Prepare for potential disruption by identifying course materials and resources that can be provided to students to use offline. Digitized course materials allow students to independently access materials at their own pace in the event faculty or other instructional support become unavailable or are unable to respond quickly (See Establish Remote Teaching Strategies: Develop Content Packets). It is recommended that Faculty consider having at least four weeks of instructional materials and activities on standby.

  • You may already be familiar with the process of scanning, digitizing, and safely storing course materials (e.g. syllabus, lecture slides, assignment instructions and website pages) using OneDrive (follow the link to MyPath to access OneDrive). 
  • To learn more about OneDrive visit the TLC OneDrive resource collection (follow the link to Mypath to access OneDrive).

Before a disruption occurs, help students prepare by discussing your expectations in the event of an emergency, identifying the location of instructional resources, and requiring students to print or download content packets.

  • It is recommended for Faculty to share resources with students, using the methods with which students are most familiar (e.g., email documents, add content in Blackboard, share OneDrive document links, etc.).
  • Use consistent and descriptive naming conventions for your resources.

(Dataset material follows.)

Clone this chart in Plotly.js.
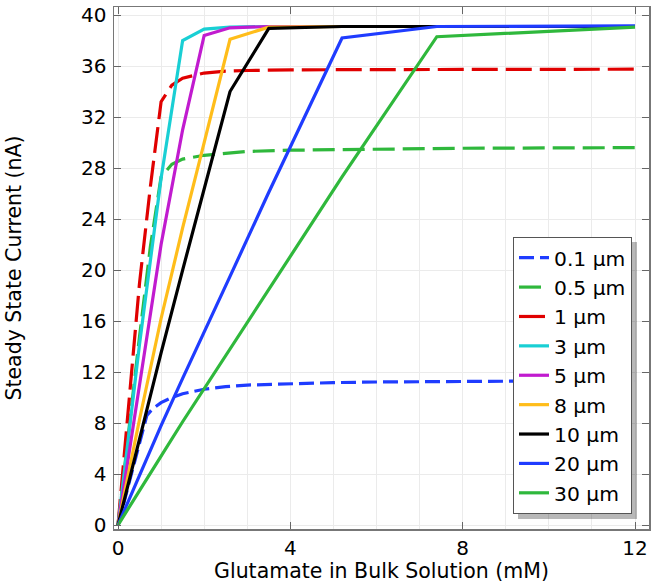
<!DOCTYPE html>
<html>
<head>
<meta charset="utf-8">
<script src="https://cdn.plot.ly/plotly-3.0.1.min.js"></script>
<style>html,body{margin:0;padding:0;background:#fff;}#chart{width:660px;height:585px;}</style>
</head>
<body>
<div id="chart"></div>
<script>
// ---- data ----
const seriesNames = ["0.1 µm", "0.5 µm", "1 µm", "3 µm", "5 µm", "8 µm", "10 µm", "20 µm", "30 µm"];

// dashed curves (small electrodes)
const x_01 = [0, 0.67, 0.8, 1, 1.25, 1.5, 2, 2.5, 3, 4, 5, 6, 8, 10, 12];
const y_01 = [0, 8.6, 9.1, 9.6, 10.0, 10.3, 10.65, 10.85, 10.98, 11.1, 11.17, 11.22, 11.28, 11.3, 11.32];

const x_05 = [0, 0.25, 0.5, 0.75, 1.0, 1.25, 1.5, 2, 2.5, 3, 4, 6, 8, 12];
const y_05 = [0, 7.5, 14.8, 21.8, 27.3, 28.3, 28.7, 29.0, 29.15, 29.3, 29.4, 29.5, 29.55, 29.6];

const x_1 = [0, 0.25, 0.5, 0.75, 1.0, 1.25, 1.5, 2, 2.5, 3, 4, 6, 8, 12];
const y_1 = [0, 9.8, 19.0, 26.5, 33.2, 34.5, 35.05, 35.45, 35.6, 35.65, 35.7, 35.72, 35.74, 35.75];

// solid curves (larger electrodes)
const xSolid = [0, 0.5, 1, 1.5, 2, 2.6, 3.5, 5.2, 7.4, 12];
const y_3  = [0, 14.2, 27.2, 38.0, 38.9, 39.05, 39.1, 39.1, 39.1, 39.1];
const y_5  = [0, 11.2, 22.0, 31.0, 38.4, 39.0, 39.1, 39.1, 39.1, 39.1];
const y_8  = [0, 8.3, 16.2, 23.3, 30.0, 38.1, 39.05, 39.1, 39.1, 39.1];
const y_10 = [0, 6.8, 13.5, 20.0, 26.3, 34.0, 38.95, 39.1, 39.1, 39.1];
const y_20 = [0, 3.9, 7.8, 11.5, 15.1, 19.5, 26.1, 38.2, 39.1, 39.15];
const y_30 = [0, 2.75, 5.4, 8.1, 10.7, 13.8, 18.5, 27.3, 38.3, 39.05];

const xTicks = [0, 4, 8, 12];
const yTicks = [0, 4, 8, 12, 16, 20, 24, 28, 32, 36, 40];

// ---- styles ----
const FONT = "DejaVu Sans, Verdana, sans-serif";
const BLUE = "#1f3cff", GREEN = "#2fb83c", RED = "#e00000", CYAN = "#19cfd4",
      MAGENTA = "#c11bcf", YELLOW = "#ffbd1a", BLACK = "#000000";

function tr(x, y, name, color, dash) {
  return {x: x, y: y, name: name, type: "scatter", mode: "lines",
          line: {color: color, width: 3.2, dash: dash || "solid"}};
}

const data = [
  tr(x_01, y_01, seriesNames[0], BLUE, "15px,6px"),
  tr(x_05, y_05, seriesNames[1], GREEN, "22px,8px"),
  tr(x_1,  y_1,  seriesNames[2], RED, "26px,8px"),
  tr(xSolid, y_3,  seriesNames[3], CYAN),
  tr(xSolid, y_5,  seriesNames[4], MAGENTA),
  tr(xSolid, y_8,  seriesNames[5], YELLOW),
  tr(xSolid, y_10, seriesNames[6], BLACK),
  tr(xSolid, y_20, seriesNames[7], BLUE),
  tr(xSolid, y_30, seriesNames[8], GREEN)
];

const L = 114, R = 11, T = 7, B = 56, W = 660, H = 585;
const pw = W - L - R, ph = H - T - B;
function px2x(p) { return (p - L) / pw; }
function px2y(p) { return (H - B - p) / ph; }

const layout = {
  width: W, height: H,
  margin: {l: L, r: R, t: T, b: B},
  paper_bgcolor: "#ffffff", plot_bgcolor: "#ffffff",
  font: {family: FONT, size: 20, color: "#000"},
  showlegend: true,
  legend: {
    x: px2x(513), y: px2y(237), xanchor: "left", yanchor: "top",
    bgcolor: "#ffffff", bordercolor: "#555555", borderwidth: 1,
    font: {family: FONT, size: 20.3, color: "#000"},
    itemwidth: 30
  },
  xaxis: {
    range: [-0.093, 12.325],
    tickvals: xTicks, ticktext: xTicks.map(String),
    ticks: "inside", ticklen: 7, tickcolor: "#666", tickwidth: 1,
    showline: true, linecolor: "#777", linewidth: 1.5, mirror: "ticks",
    showgrid: true, gridcolor: "#ebebeb", gridwidth: 1,
    minor: {dtick: 1, tick0: 0, showgrid: true, gridcolor: "#ebebeb", gridwidth: 1, ticks: ""},
    zeroline: false,
    tickfont: {family: FONT, size: 20, color: "#000"},
    title: {text: "Glutamate in Bulk Solution (mM)", font: {family: FONT, size: 20.5, color: "#000"}, standoff: 4}
  },
  yaxis: {
    range: [-0.31, 40.63],
    tickvals: yTicks, ticktext: yTicks.map(String),
    ticks: "inside", ticklen: 7, tickcolor: "#666", tickwidth: 1,
    showline: true, linecolor: "#777", linewidth: 1.5, mirror: "ticks",
    showgrid: true, gridcolor: "#ebebeb", gridwidth: 1,
    zeroline: false,
    tickfont: {family: FONT, size: 20, color: "#000"},
    ticklabelstandoff: 2,
    title: {text: "Steady State Current (nA)", font: {family: FONT, size: 20.5, color: "#000"}, standoff: 54}
  },
  shapes: [{
    type: "rect", xref: "paper", yref: "paper", layer: "above",
    x0: px2x(518), x1: px2x(637), y0: px2y(519), y1: px2y(242),
    fillcolor: "rgba(0,0,0,0.28)", line: {width: 0}
  }]
};

Plotly.newPlot("chart", data, layout, {displayModeBar: false, staticPlot: true});
</script>
</body>
</html>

Accessibility is the responsibility of the instructor; be sure all students can access the content you post and can easily participate in class activities using the provided course materials. Blackboard uses the Ally accessibility tool to help identify problem documents which may not meet the standards for ADA (American’s with Disabilities Act) compliance.

  • Review this video and guide to get started using Ally.
  • After you have checked course content for accessibility, remind students to download the resources in the alternative formats that meet their needs.
  • Provide mobile-friendly, text-based alternatives if large files (video, images, audio) cannot be downloaded.